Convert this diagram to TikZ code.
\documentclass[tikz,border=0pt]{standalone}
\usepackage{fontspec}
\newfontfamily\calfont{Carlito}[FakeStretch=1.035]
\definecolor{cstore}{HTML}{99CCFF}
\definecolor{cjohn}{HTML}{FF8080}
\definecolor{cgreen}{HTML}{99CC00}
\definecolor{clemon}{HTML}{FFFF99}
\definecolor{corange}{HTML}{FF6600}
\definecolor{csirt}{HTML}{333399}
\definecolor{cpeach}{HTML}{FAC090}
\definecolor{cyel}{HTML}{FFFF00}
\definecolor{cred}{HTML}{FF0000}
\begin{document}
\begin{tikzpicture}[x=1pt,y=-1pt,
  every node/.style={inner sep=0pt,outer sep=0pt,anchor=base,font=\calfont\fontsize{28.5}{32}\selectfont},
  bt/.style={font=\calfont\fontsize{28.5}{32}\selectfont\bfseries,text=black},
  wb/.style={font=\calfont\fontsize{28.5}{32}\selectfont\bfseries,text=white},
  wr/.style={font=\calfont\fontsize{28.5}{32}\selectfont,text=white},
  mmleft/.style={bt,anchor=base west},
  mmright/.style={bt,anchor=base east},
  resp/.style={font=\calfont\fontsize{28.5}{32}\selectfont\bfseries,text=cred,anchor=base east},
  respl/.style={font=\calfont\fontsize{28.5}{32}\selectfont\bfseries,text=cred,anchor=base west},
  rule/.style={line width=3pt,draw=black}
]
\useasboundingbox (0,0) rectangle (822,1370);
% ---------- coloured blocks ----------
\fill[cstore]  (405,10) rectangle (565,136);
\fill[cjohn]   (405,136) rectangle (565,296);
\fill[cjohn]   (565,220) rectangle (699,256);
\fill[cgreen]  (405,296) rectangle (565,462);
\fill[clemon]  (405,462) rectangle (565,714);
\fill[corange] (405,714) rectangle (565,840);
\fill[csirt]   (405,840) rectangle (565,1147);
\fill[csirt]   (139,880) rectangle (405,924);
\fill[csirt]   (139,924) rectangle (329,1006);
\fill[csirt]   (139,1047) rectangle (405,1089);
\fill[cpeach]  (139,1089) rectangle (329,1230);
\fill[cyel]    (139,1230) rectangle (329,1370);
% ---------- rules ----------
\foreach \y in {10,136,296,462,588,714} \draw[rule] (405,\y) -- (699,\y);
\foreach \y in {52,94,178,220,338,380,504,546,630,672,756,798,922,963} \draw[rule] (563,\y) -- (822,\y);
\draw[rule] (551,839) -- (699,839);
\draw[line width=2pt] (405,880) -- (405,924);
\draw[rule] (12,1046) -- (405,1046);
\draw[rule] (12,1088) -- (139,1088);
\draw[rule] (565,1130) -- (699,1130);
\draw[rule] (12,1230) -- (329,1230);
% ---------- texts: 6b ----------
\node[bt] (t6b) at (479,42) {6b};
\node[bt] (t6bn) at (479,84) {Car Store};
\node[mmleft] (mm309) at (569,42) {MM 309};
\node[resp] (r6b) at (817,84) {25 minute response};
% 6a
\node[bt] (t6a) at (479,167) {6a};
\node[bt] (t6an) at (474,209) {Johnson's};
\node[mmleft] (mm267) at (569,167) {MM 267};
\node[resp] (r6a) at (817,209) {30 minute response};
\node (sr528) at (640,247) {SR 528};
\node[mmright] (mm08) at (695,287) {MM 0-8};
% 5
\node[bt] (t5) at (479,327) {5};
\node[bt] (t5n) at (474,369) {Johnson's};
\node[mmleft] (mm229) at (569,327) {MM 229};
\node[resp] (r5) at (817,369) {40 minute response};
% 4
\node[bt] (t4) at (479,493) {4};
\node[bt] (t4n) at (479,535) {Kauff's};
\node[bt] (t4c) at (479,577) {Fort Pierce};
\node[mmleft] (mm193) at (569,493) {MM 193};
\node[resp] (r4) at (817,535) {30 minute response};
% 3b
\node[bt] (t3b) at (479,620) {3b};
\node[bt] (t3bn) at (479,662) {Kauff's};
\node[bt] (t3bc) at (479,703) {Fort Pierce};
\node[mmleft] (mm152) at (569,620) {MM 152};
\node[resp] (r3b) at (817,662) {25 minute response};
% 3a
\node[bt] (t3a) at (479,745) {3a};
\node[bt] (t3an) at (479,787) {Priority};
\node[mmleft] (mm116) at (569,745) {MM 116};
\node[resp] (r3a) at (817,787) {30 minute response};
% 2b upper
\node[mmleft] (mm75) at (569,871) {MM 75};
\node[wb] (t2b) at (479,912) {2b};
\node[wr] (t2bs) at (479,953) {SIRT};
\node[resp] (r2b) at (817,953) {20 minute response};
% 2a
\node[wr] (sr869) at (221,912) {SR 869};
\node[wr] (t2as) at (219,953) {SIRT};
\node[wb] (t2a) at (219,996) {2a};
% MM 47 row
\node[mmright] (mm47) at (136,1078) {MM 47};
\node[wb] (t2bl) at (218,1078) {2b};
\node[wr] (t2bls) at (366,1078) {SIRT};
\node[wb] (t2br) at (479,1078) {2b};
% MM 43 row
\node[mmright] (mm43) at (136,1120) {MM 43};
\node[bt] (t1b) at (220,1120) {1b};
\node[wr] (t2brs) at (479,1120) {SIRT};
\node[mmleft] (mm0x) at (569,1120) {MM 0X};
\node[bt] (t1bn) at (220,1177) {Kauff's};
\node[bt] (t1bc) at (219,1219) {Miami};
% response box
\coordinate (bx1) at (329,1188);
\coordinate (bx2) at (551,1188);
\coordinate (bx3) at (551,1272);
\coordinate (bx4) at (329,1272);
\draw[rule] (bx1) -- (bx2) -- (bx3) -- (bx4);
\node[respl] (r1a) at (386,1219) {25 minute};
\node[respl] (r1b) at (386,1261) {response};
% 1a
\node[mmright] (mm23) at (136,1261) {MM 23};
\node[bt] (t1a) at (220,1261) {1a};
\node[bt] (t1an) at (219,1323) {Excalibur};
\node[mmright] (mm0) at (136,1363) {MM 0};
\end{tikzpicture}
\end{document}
.....
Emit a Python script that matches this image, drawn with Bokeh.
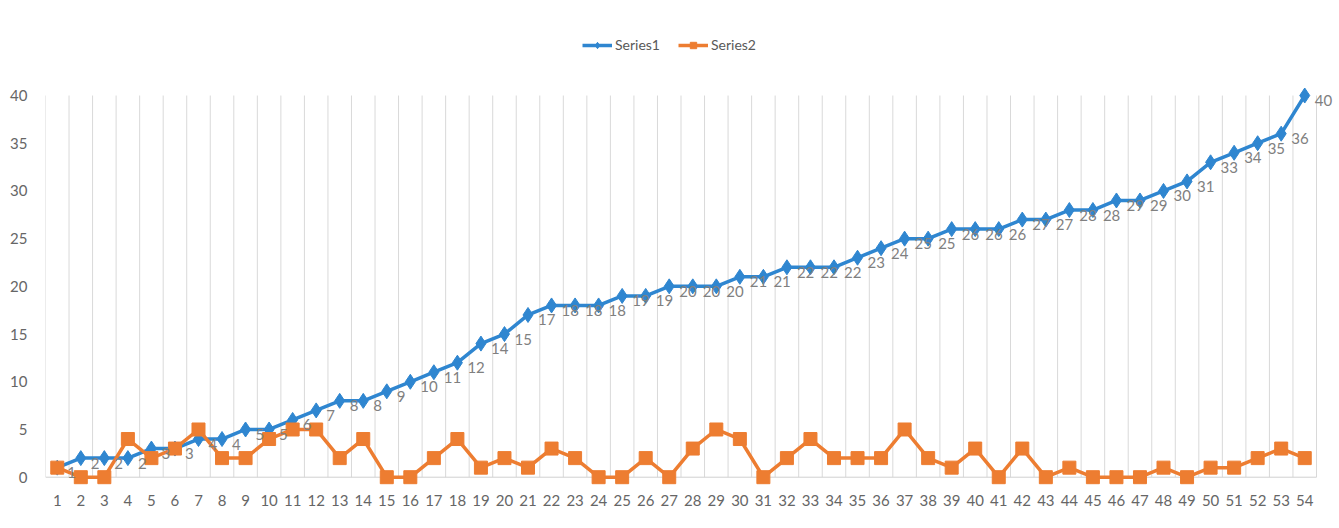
.....
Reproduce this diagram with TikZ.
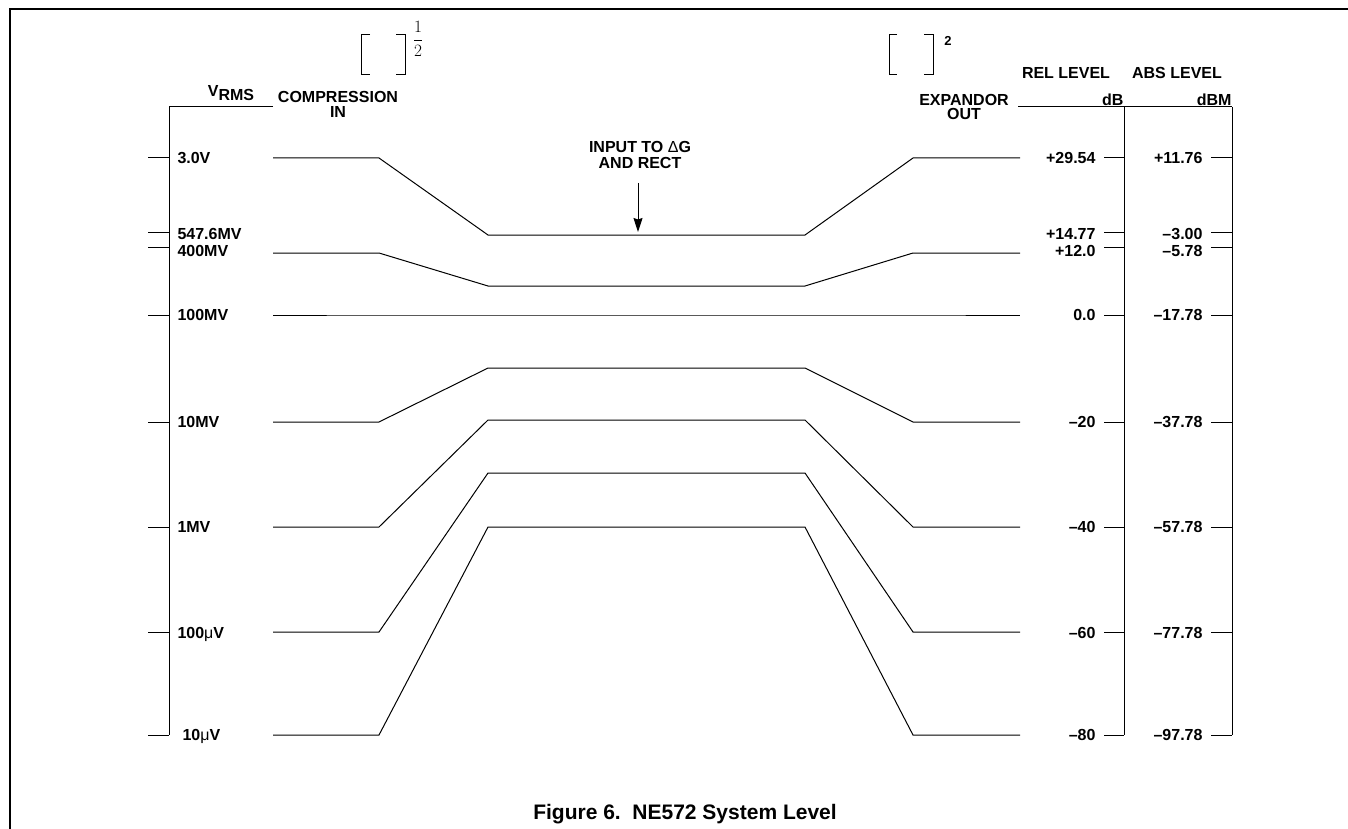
.....
From the data above, copy out every line with the string "this" in it.

Convert this diagram to TikZ code.
Emit a Python script that matches this image, drawn with Bokeh.
Reproduce this diagram with TikZ.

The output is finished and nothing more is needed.